_WHAT YOU ARE ASKED TO DO_
Copy the data that follows exactly. Include no pictures.

-*-

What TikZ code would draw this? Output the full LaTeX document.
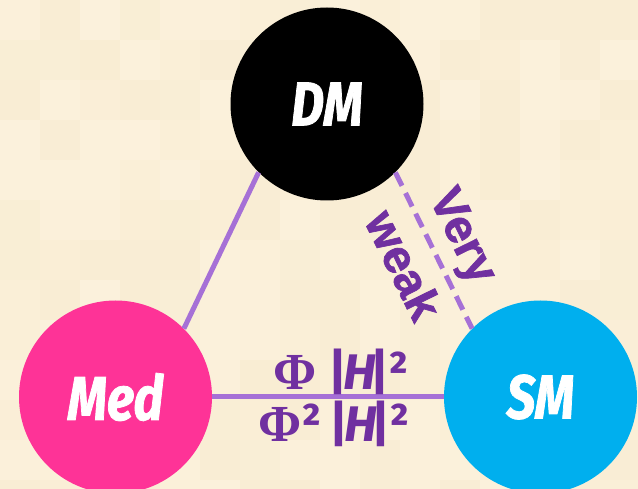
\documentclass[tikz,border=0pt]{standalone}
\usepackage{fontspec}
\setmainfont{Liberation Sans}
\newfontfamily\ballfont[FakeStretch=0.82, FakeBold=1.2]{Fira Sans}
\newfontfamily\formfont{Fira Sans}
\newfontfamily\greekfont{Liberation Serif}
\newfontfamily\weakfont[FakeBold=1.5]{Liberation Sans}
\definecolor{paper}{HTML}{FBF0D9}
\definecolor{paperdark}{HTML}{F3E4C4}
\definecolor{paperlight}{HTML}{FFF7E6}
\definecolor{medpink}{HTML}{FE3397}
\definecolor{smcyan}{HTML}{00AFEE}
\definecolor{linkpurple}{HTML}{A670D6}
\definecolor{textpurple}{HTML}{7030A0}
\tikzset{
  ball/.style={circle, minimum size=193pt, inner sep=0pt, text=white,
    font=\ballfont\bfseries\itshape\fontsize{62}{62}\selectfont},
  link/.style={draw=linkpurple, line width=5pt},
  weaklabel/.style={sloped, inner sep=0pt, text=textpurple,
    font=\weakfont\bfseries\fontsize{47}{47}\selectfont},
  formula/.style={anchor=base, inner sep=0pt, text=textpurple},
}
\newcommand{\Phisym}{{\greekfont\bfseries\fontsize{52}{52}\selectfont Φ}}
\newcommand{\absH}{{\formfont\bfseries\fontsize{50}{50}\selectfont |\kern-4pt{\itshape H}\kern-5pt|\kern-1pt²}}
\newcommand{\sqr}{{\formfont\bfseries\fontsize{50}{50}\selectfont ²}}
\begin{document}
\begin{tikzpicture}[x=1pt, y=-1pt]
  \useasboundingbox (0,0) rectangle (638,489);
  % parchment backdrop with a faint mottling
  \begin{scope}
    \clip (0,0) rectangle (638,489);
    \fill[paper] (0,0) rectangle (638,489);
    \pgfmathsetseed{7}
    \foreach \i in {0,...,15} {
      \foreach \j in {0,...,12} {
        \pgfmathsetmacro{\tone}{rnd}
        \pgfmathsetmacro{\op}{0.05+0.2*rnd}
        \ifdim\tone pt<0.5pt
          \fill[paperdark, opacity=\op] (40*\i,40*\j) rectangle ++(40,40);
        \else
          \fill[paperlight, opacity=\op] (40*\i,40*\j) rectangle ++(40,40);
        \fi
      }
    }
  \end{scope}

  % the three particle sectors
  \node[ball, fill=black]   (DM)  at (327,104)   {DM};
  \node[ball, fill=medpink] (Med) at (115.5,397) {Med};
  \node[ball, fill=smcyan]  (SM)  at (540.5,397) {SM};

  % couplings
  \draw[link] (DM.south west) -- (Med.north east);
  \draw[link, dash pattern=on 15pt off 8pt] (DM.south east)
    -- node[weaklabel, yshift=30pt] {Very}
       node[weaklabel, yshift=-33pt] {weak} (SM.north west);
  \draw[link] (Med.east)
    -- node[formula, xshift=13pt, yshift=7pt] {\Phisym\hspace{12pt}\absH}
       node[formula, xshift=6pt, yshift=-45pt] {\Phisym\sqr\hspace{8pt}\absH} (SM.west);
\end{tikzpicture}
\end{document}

-*-

_COMPLETE ANSWER_
What TikZ code would draw this? Output the full LaTeX document.
\documentclass[tikz,border=0pt]{standalone}
\usepackage{fontspec}
\setmainfont{Liberation Sans}
\newfontfamily\ballfont[FakeStretch=0.82, FakeBold=1.2]{Fira Sans}
\newfontfamily\formfont{Fira Sans}
\newfontfamily\greekfont{Liberation Serif}
\newfontfamily\weakfont[FakeBold=1.5]{Liberation Sans}
\definecolor{paper}{HTML}{FBF0D9}
\definecolor{paperdark}{HTML}{F3E4C4}
\definecolor{paperlight}{HTML}{FFF7E6}
\definecolor{medpink}{HTML}{FE3397}
\definecolor{smcyan}{HTML}{00AFEE}
\definecolor{linkpurple}{HTML}{A670D6}
\definecolor{textpurple}{HTML}{7030A0}
\tikzset{
  ball/.style={circle, minimum size=193pt, inner sep=0pt, text=white,
    font=\ballfont\bfseries\itshape\fontsize{62}{62}\selectfont},
  link/.style={draw=linkpurple, line width=5pt},
  weaklabel/.style={sloped, inner sep=0pt, text=textpurple,
    font=\weakfont\bfseries\fontsize{47}{47}\selectfont},
  formula/.style={anchor=base, inner sep=0pt, text=textpurple},
}
\newcommand{\Phisym}{{\greekfont\bfseries\fontsize{52}{52}\selectfont Φ}}
\newcommand{\absH}{{\formfont\bfseries\fontsize{50}{50}\selectfont |\kern-4pt{\itshape H}\kern-5pt|\kern-1pt²}}
\newcommand{\sqr}{{\formfont\bfseries\fontsize{50}{50}\selectfont ²}}
\begin{document}
\begin{tikzpicture}[x=1pt, y=-1pt]
  \useasboundingbox (0,0) rectangle (638,489);
  % parchment backdrop with a faint mottling
  \begin{scope}
    \clip (0,0) rectangle (638,489);
    \fill[paper] (0,0) rectangle (638,489);
    \pgfmathsetseed{7}
    \foreach \i in {0,...,15} {
      \foreach \j in {0,...,12} {
        \pgfmathsetmacro{\tone}{rnd}
        \pgfmathsetmacro{\op}{0.05+0.2*rnd}
        \ifdim\tone pt<0.5pt
          \fill[paperdark, opacity=\op] (40*\i,40*\j) rectangle ++(40,40);
        \else
          \fill[paperlight, opacity=\op] (40*\i,40*\j) rectangle ++(40,40);
        \fi
      }
    }
  \end{scope}

  % the three particle sectors
  \node[ball, fill=black]   (DM)  at (327,104)   {DM};
  \node[ball, fill=medpink] (Med) at (115.5,397) {Med};
  \node[ball, fill=smcyan]  (SM)  at (540.5,397) {SM};

  % couplings
  \draw[link] (DM.south west) -- (Med.north east);
  \draw[link, dash pattern=on 15pt off 8pt] (DM.south east)
    -- node[weaklabel, yshift=30pt] {Very}
       node[weaklabel, yshift=-33pt] {weak} (SM.north west);
  \draw[link] (Med.east)
    -- node[formula, xshift=13pt, yshift=7pt] {\Phisym\hspace{12pt}\absH}
       node[formula, xshift=6pt, yshift=-45pt] {\Phisym\sqr\hspace{8pt}\absH} (SM.west);
\end{tikzpicture}
\end{document}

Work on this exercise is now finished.